Panic after suggestion zodiac signs are wrong
A Minneapolis astronomy professor has said he was stunned by the attention he was getting for suggesting the signs of the zodiac were all wrong.
Parke Kunkle told a newspaper interviewer the Earth's wobbly orbit meant it was no longer aligned to the stars in the same way as when the signs of the zodiac were first conceived.
That meant when astrologers said the sun was in Pisces, it was really in Aquarius, and so on, Kunkle said.
The story was published in Sunday editions of the Star-Tribune of Minneapolis and quickly went viral, with thousands of people fretting on social networks that their sign might change.
Among them was Heather McGowan, 26, a student from Winnipeg, Manitoba, who got a red Aries symbol in a black maple leaf tattooed between her shoulders when she was 19.
"Go figure: seven years later there's a possibility that I am no longer an Aries," she said, although she remained sceptical enough that she hadn't considered changing tattoos.
Kunkle, who teaches at Minneapolis Community and Technical College, said on Friday all the hubbub was based on "2000-year-old information".
He could not understand why his explanation of how a well-known wobble in the earth's orbit throws off astrology charts turned into an internet sensation.
"Astronomers have known about this since about 130 BC," Kunkle said while sitting in his office, where the phone rang constantly, as he said it had been since the article came out.
"This is not new news. I have no idea why it went viral this time," Kunkel said. "Almost every astronomy class talks about it."
Shelley Ackerman, an astrologer and spokeswoman for American Federation of Astrologers, said she had been swamped with emails from worried clients whose signs would change under the new system. Ackerman said she advised the clients not to overreact.

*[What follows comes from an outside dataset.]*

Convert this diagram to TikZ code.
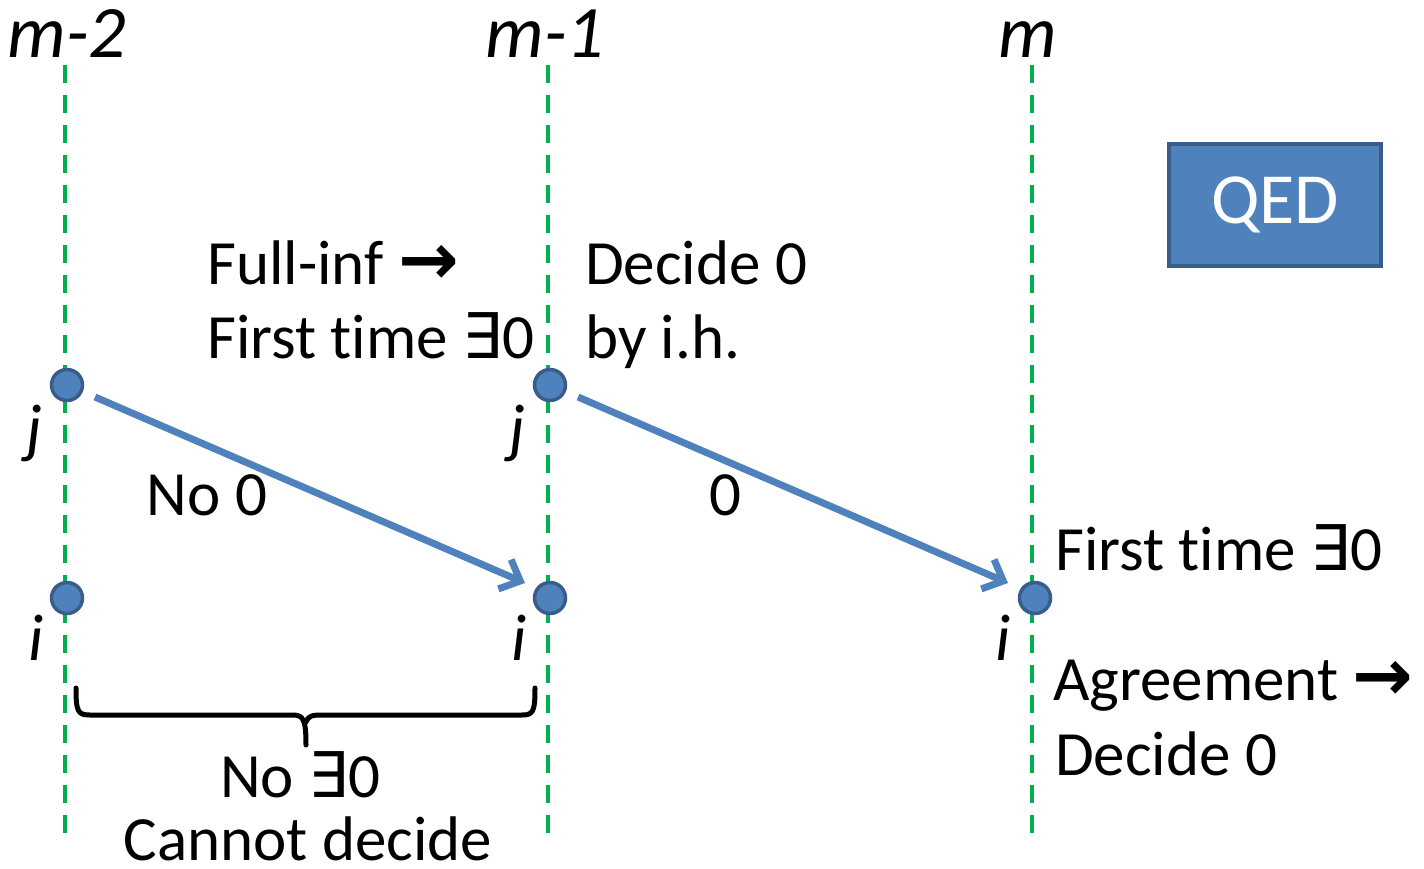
\documentclass[tikz,border=0pt]{standalone}
\usepackage{fontspec}
\setmainfont[Ligatures=NoCommon]{Carlito}
\newfontfamily\symf{DejaVu Sans}
\usetikzlibrary{arrows.meta}
\definecolor{lgreen}{RGB}{0,176,80}
\definecolor{nblue}{RGB}{79,129,189}
\definecolor{nborder}{RGB}{56,93,138}
\newcommand{\rarr}{{\symf\bfseries\scalebox{1.15}{→}}}
\newcommand{\exz}{{\symf ∃}}
\newcommand{\tme}{t\kern0pt ime}
\tikzset{
  timeline/.style={lgreen, line width=4.8pt, dash pattern=on 18pt off 12pt},
  proc/.style={circle, fill=nblue, draw=nborder, line width=3.5pt, minimum size=31pt, inner sep=0pt},
  msg/.style={nblue, line width=7pt, -{Straight Barb[length=17pt,width=32pt,line width=7pt]}},
  txt/.style={font=\fontsize{63}{75}\selectfont, inner sep=0pt, anchor=base west},
  itxt/.style={font=\fontsize{74}{86}\selectfont\itshape, inner sep=0pt, anchor=base},
  ltxt/.style={font=\fontsize{66}{78}\selectfont\itshape, inner sep=0pt, anchor=base},
}
\begin{document}
\begin{tikzpicture}[x=1pt,y=-1pt]
\useasboundingbox (0,0) rectangle (1424,868);
% timelines
\coordinate (t1a) at (65,65); \coordinate (t1b) at (65,838);
\coordinate (t2a) at (548,65); \coordinate (t2b) at (548,838);
\coordinate (t3a) at (1032,65); \coordinate (t3b) at (1032,838);
\draw[timeline] (t1a) -- (t1b);
\draw[timeline] (t2a) -- (t2b);
\draw[timeline] (t3a) -- (t3b);
% round labels
\node[itxt] (lm2) at (67,57) {m-2};
\node[itxt] (lm1) at (545,57) {m-1};
\node[itxt] (lm) at (1028,57) {m};
% processes
\node[proc] (j1) at (67,385) {};
\node[proc] (j2) at (550,385) {};
\node[proc] (i1) at (67,598) {};
\node[proc] (i2) at (550,598) {};
\node[proc] (i3) at (1035,598) {};
\node[ltxt] (lj1) at (34,450) {j};
\node[ltxt] (li1) at (36,660) {i};
\node[ltxt] (lj2) at (517,450) {j};
\node[ltxt] (li2) at (519,660) {i};
\node[ltxt] (li3) at (1003,660) {i};
% messages
\coordinate (s1) at (95,397); \coordinate (e1) at (525,583);
\coordinate (s2) at (578,397); \coordinate (e2) at (1008,583);
\draw[msg] (s1) -- (e1);
\draw[msg] (s2) -- (e2);
\node[txt, anchor=base] (no0) at (207,515) {No 0};
\node[txt, anchor=base] (zero) at (725,515) {0};
% texts
\node[txt] (fi) at (207,284) {Full-inf \rarr};
\node[txt] (ft1) at (207,358) {First \tme{} \exz0};
\node[txt] (d0) at (585,284) {Decide 0};
\node[txt] (ih) at (585,358) {by i.h.};
\node[txt] (ft3) at (1055,570) {First \tme{} \exz0};
\node[txt] (agr) at (1053,700) {Agreement \rarr};
\node[txt] (dec) at (1055,775) {Decide 0};
% brace
\coordinate (b1) at (76,688); \coordinate (b2) at (535,688); \coordinate (bt) at (306,745);
\draw[line width=5pt, line cap=round, line join=round]
  (b1) .. controls (76,712) and (78,715) .. (90,715) -- (292,715)
  .. controls (303,715) and (306,718) .. (bt)
  (306,722) .. controls (308,716) and (312,715) .. (322,715) -- (522,715)
  .. controls (533,715) and (535,712) .. (b2);
\node[txt, anchor=base] (no30) at (300,797) {No \exz0};
\node[txt, anchor=base] (cd) at (308,860) {Cannot decide};
% QED box
\node[draw=nborder, fill=nblue, line width=4pt, minimum width=212pt, minimum height=122pt,
  text=white, font=\fontsize{72}{84}\selectfont, inner sep=0pt] (qed) at (1275,205) {QED};
\end{tikzpicture}
\end{document}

"This doesn't change your chart at all. I'm not about to use it," she said. "I've told all of them not to worry about it. Every few years a story like this comes out and scares the living daylights out of everyone, but it'll go away as quickly as it came."
Ackerman said there were an infinite number of ways to divide the constellations, and scientists were continually discovering new stars and solar systems. Astrologers didn't change their systems for every new change, she said.
"Just as in medicine, when there are new discoveries you don't change the entire system; you just work with it to see if and where it fits into the existing system," she said.
Kate Agliata, 36, a freelance writer and mother of two in Birmingham, Alabama, said she would stay true to her original sign, even though she may now be a Pisces.
"Let's just say I won't be swapping out my Aries coffee mug anytime soon," she said, although she allowed it might make for heavier horoscope reading. "I have a feeling that from here on out, I'll feel inclined to read Pisces as well."
Kunkle said he had received a few angry calls, including one from someone who said: "Please give me my sign back."
But he said he was having fun with it, patiently answering phone calls from journalists all over the world.
Maybe it would make people more interested in the science of astronomy, he said: "I hope people go out and look more at the stars."